<<<<

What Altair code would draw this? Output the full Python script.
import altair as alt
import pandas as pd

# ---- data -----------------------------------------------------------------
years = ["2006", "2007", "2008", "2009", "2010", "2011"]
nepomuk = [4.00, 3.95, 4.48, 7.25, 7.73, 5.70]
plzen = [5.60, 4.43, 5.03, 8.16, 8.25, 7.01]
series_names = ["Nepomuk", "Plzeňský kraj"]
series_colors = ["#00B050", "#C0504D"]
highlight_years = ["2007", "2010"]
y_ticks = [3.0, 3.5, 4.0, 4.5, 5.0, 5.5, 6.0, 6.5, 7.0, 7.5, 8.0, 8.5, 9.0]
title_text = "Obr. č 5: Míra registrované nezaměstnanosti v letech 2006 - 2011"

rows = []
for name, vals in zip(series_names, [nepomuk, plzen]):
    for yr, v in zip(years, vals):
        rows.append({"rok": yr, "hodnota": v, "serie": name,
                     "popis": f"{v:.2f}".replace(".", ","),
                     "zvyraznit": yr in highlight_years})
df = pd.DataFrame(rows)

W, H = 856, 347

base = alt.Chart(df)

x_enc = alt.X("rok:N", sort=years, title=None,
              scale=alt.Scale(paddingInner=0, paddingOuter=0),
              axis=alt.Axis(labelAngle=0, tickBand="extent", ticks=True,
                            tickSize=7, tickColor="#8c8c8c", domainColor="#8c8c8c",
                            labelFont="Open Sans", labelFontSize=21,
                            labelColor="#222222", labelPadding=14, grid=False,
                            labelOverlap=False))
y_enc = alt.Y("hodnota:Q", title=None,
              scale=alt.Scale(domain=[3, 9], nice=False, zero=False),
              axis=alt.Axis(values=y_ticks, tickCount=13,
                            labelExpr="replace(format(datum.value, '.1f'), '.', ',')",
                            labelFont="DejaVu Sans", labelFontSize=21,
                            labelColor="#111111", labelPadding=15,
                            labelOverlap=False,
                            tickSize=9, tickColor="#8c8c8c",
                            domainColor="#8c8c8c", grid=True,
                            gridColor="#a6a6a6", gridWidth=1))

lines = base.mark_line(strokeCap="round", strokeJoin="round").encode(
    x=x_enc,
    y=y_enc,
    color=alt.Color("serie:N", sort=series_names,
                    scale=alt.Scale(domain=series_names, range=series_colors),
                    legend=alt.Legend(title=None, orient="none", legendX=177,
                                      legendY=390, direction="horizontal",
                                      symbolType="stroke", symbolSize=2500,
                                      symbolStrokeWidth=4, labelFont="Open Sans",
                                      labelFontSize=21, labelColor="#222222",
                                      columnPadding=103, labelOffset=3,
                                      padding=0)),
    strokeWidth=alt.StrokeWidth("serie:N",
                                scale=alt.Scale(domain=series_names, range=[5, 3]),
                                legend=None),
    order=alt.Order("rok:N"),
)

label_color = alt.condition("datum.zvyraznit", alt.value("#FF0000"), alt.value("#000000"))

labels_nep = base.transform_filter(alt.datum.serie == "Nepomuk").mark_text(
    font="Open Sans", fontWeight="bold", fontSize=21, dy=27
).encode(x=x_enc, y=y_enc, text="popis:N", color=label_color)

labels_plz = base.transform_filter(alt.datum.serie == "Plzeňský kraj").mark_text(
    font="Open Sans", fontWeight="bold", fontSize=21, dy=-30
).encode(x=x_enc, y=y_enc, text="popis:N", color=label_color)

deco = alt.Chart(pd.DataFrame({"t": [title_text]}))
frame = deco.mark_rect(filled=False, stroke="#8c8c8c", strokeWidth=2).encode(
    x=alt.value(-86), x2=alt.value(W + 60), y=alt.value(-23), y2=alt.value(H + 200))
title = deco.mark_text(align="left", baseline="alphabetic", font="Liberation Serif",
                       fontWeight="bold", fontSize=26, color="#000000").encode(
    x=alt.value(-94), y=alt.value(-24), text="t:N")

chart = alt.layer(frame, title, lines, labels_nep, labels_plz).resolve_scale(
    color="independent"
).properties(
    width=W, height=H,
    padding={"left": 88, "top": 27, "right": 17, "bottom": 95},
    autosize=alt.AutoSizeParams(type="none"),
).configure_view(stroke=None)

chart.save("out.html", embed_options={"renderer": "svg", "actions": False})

>>>>
<<<<

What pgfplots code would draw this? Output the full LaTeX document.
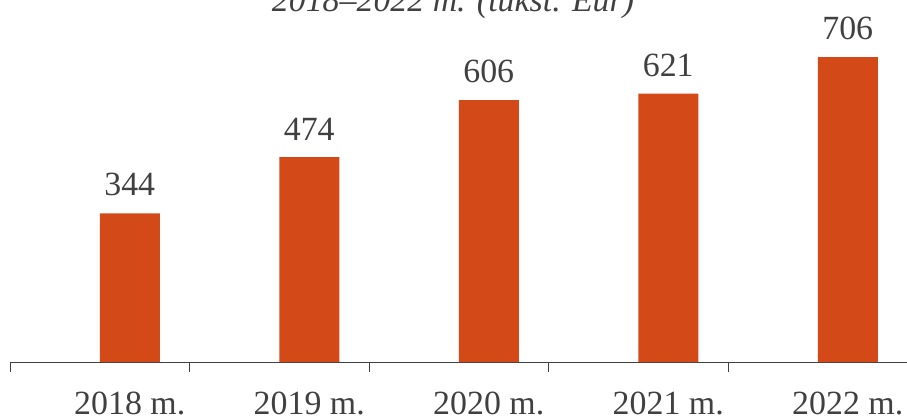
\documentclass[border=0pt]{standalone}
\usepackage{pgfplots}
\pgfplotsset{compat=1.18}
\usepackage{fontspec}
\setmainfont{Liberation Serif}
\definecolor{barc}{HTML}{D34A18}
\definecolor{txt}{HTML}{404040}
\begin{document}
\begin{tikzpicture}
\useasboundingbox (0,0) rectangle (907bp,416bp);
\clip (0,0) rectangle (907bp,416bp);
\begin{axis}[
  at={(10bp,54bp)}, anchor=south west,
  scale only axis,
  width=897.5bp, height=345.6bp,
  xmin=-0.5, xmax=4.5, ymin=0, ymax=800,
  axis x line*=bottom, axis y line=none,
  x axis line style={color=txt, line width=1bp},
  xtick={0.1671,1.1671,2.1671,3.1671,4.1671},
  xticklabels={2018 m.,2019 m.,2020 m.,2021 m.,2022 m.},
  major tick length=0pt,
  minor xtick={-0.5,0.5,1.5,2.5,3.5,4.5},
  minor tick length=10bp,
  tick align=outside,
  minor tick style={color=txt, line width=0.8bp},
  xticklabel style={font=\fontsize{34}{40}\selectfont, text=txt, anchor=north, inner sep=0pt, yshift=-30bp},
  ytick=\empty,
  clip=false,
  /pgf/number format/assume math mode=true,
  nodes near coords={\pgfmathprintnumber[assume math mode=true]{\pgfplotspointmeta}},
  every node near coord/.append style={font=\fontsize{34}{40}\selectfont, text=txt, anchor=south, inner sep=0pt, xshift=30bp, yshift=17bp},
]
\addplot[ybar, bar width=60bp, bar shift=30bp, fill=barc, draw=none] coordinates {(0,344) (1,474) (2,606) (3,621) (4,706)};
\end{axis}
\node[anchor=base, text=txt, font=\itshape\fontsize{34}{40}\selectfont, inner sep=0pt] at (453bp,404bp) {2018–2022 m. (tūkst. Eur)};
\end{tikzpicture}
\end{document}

>>>>
<<<<

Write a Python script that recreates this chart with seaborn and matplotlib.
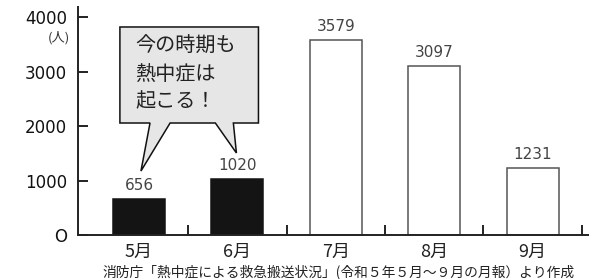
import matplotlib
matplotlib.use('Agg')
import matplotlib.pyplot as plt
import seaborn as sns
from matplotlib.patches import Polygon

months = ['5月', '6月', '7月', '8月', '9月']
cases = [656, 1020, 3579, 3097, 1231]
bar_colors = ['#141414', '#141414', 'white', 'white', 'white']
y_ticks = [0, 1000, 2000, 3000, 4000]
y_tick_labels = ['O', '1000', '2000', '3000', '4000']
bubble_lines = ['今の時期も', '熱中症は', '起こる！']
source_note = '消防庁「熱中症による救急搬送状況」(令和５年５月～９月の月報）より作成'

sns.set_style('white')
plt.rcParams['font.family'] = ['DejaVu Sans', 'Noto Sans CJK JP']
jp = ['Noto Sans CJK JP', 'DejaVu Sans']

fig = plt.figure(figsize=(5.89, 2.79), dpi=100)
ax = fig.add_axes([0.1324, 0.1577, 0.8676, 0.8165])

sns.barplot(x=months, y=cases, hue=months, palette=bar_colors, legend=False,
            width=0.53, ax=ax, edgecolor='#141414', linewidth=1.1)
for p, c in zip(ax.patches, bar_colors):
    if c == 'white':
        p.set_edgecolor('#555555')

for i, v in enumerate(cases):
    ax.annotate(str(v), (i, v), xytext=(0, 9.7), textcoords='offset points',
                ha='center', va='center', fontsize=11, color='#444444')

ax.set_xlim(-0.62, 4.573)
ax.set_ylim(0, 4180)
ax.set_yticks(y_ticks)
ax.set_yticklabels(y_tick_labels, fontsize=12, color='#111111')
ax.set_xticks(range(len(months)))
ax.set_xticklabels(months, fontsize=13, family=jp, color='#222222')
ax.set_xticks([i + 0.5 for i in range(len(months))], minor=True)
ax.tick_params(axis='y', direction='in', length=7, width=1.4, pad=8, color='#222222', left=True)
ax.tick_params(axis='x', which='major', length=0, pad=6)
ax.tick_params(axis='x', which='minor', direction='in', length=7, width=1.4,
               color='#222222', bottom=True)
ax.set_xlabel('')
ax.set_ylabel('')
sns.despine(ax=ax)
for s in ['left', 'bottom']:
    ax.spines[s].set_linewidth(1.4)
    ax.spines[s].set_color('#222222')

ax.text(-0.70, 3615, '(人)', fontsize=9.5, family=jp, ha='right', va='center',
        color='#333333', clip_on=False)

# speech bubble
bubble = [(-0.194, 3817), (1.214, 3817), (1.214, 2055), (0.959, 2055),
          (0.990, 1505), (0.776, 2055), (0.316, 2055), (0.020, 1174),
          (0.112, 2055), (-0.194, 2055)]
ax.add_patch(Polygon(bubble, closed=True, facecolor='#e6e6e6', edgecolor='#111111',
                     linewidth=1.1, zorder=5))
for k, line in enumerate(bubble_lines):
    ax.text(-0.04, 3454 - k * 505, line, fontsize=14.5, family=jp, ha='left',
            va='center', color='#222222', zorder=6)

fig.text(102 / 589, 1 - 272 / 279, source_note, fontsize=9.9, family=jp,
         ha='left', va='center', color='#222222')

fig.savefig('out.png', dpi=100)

>>>>

Copy every single line of the material above that holds "Output".

What Altair code would draw this? Output the full Python script.
What pgfplots code would draw this? Output the full LaTeX document.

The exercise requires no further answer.